Fifth, integrate ESG data with financial planning. Sustainability information should influence capital allocation, risk modeling, procurement, operational efficiency, insurance, and scenario planning. Reporting should reflect strategy, not sit apart from it.
Sixth, invest in technology, but do not outsource judgment. ESG software can improve collection, workflow, and analytics. AI tools can help identify inconsistencies, summarize disclosures, and monitor regulatory change. But technology cannot determine materiality, resolve conflicting assumptions, or replace professional accountability.
Seventh, communicate with discipline. Companies should avoid broad claims that are difficult to support.
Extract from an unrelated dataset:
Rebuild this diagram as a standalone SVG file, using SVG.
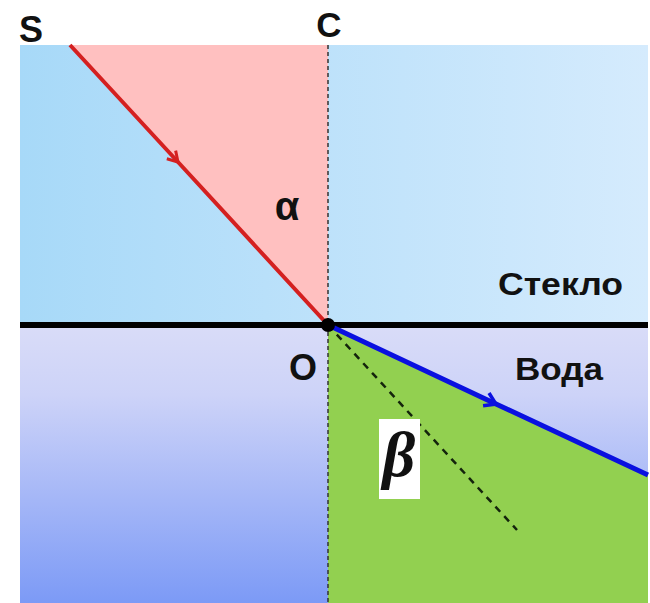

Credible sustainability reporting is specific, measured, and connected to risk and performance. The strongest disclosures explain both progress and uncertainty.
Accounting’s Expanding Mandate
The accounting profession is entering a wider field of responsibility. Financial statements remain central, but the definition of decision-useful corporate information is expanding. Sustainability metrics are increasingly part of how investors evaluate resilience, risk, and long-term value.
This creates an opportunity for accounting leaders. They can help turn ESG reporting from fragmented disclosure into controlled business intelligence. They can bring rigor to measurement, consistency to definitions, discipline to review, and credibility to external communication.
The companies that succeed will not be those that publish the longest sustainability reports. They will be those that build the most reliable sustainability reporting systems.
In 2026, ESG accountability depends less on ambition and more on infrastructure. Accounting is the function best positioned to build it.